The sovereign miniature republic of Korin, with WiFi on the main square and hushed fear of everything beyond the nearby hills, remains subject to the ebbs and flows of this war.

'Couldn't Take It Any Longer'

The Russian airstrikes hit northern Syria just as hard in September as the spring bombardments struck the village. Russian warplanes and helicopters flew up to 100 sorties a day, heading for those areas that were to be taken over by Assad's troops or their Shiite allies.

But it remained largely quiet around Korin. It is a bit of geographical good luck amid the country's general disintegration. The Russian intervention notwithstanding, the Iranian military leadership in Syria negotiated a locally restricted, yet far-reaching cease-fire directly with one of the largest Islamist rebel brigades, Ahrar al-Sham. According to the deal, two isolated Shiite villages not far from Korin are not to be touched. In return, no airstrikes are to be flown in the entire region.

It is a bit of calm in the middle of the storm. Some residents have given up anyway and are trying to flee from Korin to Europe. Around 30 people from the village have already made it to Germany, including the son of English-teacher Ajini. He now lives at a farmhouse in eastern Germany.

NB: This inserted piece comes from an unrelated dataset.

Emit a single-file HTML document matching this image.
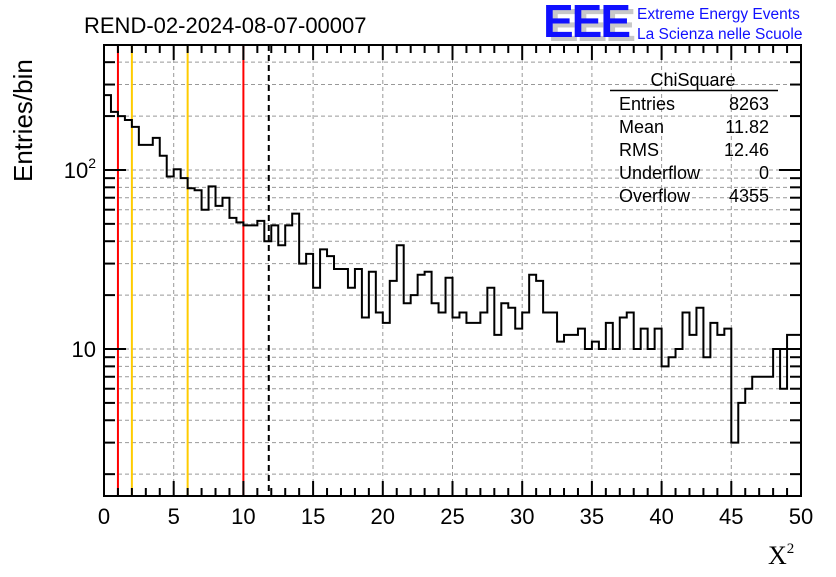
<!DOCTYPE html>
<html><head><meta charset="utf-8"><style>
body{margin:0;background:#fff;}
svg text{font-family:"Liberation Sans",sans-serif;}
</style></head><body>
<svg id="c" width="836" height="572" xmlns="http://www.w3.org/2000/svg">
<rect width="836" height="572" fill="#fff"/>
<g id="grid"></g>
<g id="lines"></g>
<g id="hist"></g>
<g id="axes"></g>
<text x="84" y="33" font-size="22">REND-02-2024-08-07-00007</text>
<g>
<text x="548" y="41" font-size="46" font-weight="bold" fill="#c8c8c8" letter-spacing="-2">EEE</text>
<text x="543" y="37" font-size="46" font-weight="bold" fill="#1010ff" letter-spacing="-2">EEE</text>
<text x="637" y="19" font-size="15.5" fill="#1010ff">Extreme Energy Events</text>
<text x="637" y="39" font-size="15.5" fill="#1010ff">La Scienza nelle Scuole</text>
</g>
<g font-size="18">
<text x="693" y="86" text-anchor="middle">ChiSquare</text>
<line x1="610" y1="90.5" x2="778" y2="90.5" stroke="#000" stroke-width="1.5"/>
<text x="619" y="110">Entries</text><text x="769" y="110" text-anchor="end">8263</text>
<text x="619" y="133">Mean</text><text x="769" y="133" text-anchor="end">11.82</text>
<text x="619" y="156">RMS</text><text x="769" y="156" text-anchor="end">12.46</text>
<text x="619" y="179">Underflow</text><text x="769" y="179" text-anchor="end">0</text>
<text x="619" y="202">Overflow</text><text x="769" y="202" text-anchor="end">4355</text>
</g>
<text x="0" y="0" font-size="26" transform="translate(32,182) rotate(-90)">Entries/bin</text>
<text x="768" y="564" font-size="26" style="font-family:'Liberation Serif',serif">X<tspan font-size="15" dy="-11">2</tspan></text>
</svg>
<script>
const counts=[262,211,200,190,174,138,138,151,120,92,101,90,79,77,60,81,63,70,54,51,49,49,52,40,49,38,49,57,30,34,22,36,33,28,28,22,28,15,27,16,14,24,38,18,20,26,27,18,16,25,15,16,14,14,16,22,12,18,17,13,16,26,24,16,16,11,12,12,13,10,11,10,14,10,15,16,10,13,10,13,8,9,10,16,12,17,9,14,12,13,3,5,6,7,7,7,10,6,12,12];
const xTicks=[0,5,10,15,20,25,30,35,40,45,50];
const yLabels=[{v:10,t:"10",s:""},{v:100,t:"10",s:"2"}];
const refRed=[1,10], refYellow=[2,6], meanVal=11.82;
const X0=104,X1=801,Y0=496,Y1=45,XMIN=0,XMAX=50,LMIN=0.179,LMAX=2.698;
const sx=v=>X0+(v-XMIN)/(XMAX-XMIN)*(X1-X0);
const sy=v=>Y0-(Math.log10(v)-LMIN)/(LMAX-LMIN)*(Y0-Y1);
const NS="http://www.w3.org/2000/svg";
function mk(p,tag,at){const e=document.createElementNS(NS,tag);for(const k in at)e.setAttribute(k,at[k]);p.appendChild(e);return e;}
const grid=document.getElementById('grid'),axes=document.getElementById('axes'),hist=document.getElementById('hist'),lines=document.getElementById('lines');
const yv=[];for(let d=1;d<=100;d*=10)for(let m=1;m<=9;m++){const v=m*d;if(Math.log10(v)>LMIN&&Math.log10(v)<LMAX)yv.push(v);}
yv.forEach(v=>{const y=sy(v);
 const g=mk(grid,'line',{x1:X0,x2:X1,y1:y,y2:y,stroke:'#999','stroke-dasharray':'4,3','stroke-width':1});
 
 
 const maj=(v===10||v===100),L=maj?22:11;
 mk(axes,'line',{x1:X0,x2:X0+L,y1:y,y2:y,stroke:'#000','stroke-width':2});
 mk(axes,'line',{x1:X1,x2:X1-L,y1:y,y2:y,stroke:'#000','stroke-width':2});
});
xTicks.forEach(v=>{const x=sx(v);
 if(v>XMIN&&v<XMAX){const g=mk(grid,'line',{x1:x,x2:x,y1:Y1,y2:Y0,stroke:'#999','stroke-dasharray':'4,3','stroke-width':1});
 
 }
 const t=mk(axes,'text',{x:x,y:Y0+28,'font-size':22,'text-anchor':'middle'});t.textContent=v;
 
 
});
for(let v=XMIN;v<=XMAX;v+=1){const x=sx(v),L=(v%5===0)?15:8;
 mk(axes,'line',{x1:x,x2:x,y1:Y0,y2:Y0-L,stroke:'#000','stroke-width':2});
 mk(axes,'line',{x1:x,x2:x,y1:Y1,y2:Y1+L,stroke:'#000','stroke-width':2});}
yLabels.forEach(o=>{const t=mk(axes,'text',{x:X0-8,y:sy(o.v)+8,'font-size':22,'text-anchor':'end'});
 t.textContent=o.t;
 if(o.s){const ts=mk(t,'tspan',{'font-size':14,dy:-10});ts.textContent=o.s;}
 
 });
mk(axes,'rect',{x:X0,y:Y1,width:X1-X0,height:Y0-Y1,fill:'none',stroke:'#000','stroke-width':2});
function vline(v,col,dash,name){const l=mk(lines,'line',{x1:sx(v),x2:sx(v),y1:Y1,y2:Y0,stroke:col,'stroke-width':2});if(dash)l.setAttribute('stroke-dasharray',dash);
 
 }
refRed.forEach(v=>vline(v,'#f00',null,'red-cut-line'));
refYellow.forEach(v=>vline(v,'#fc0',null,'yellow-cut-line'));
vline(meanVal,'#000','6,4','mean-line');
const bw=(XMAX-XMIN)/counts.length;let d=`M${sx(XMIN)},${sy(counts[0])}`;
counts.forEach((c,i)=>{const y=sy(c);d+=` L${sx(XMIN+i*bw)},${y} L${sx(XMIN+(i+1)*bw)},${y}`;});
const p=mk(hist,'path',{d:d,fill:'none',stroke:'#000','stroke-width':2});


</script>
</body></html>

Those who have remained behind spent the late autumn preparing for winter and felled additional olive trees so as to have wood for heating, a necessary measure which will make next summer's harvest that much smaller. Those who left have sent back reports of their weeks of walking and their fear during the crossing of the Mediterranean.

Only Abdulhakim, one of the teachers in the village, can tell stories of the journey in person. He spent all of his savings to flee to Europe and made it all the way to Berlin. But a few months later, he returned to Korin. "I was in safety, but I couldn't do anything for my wife and my children as the bombs were falling here," Abdulhakim says. "I couldn't take it any longer."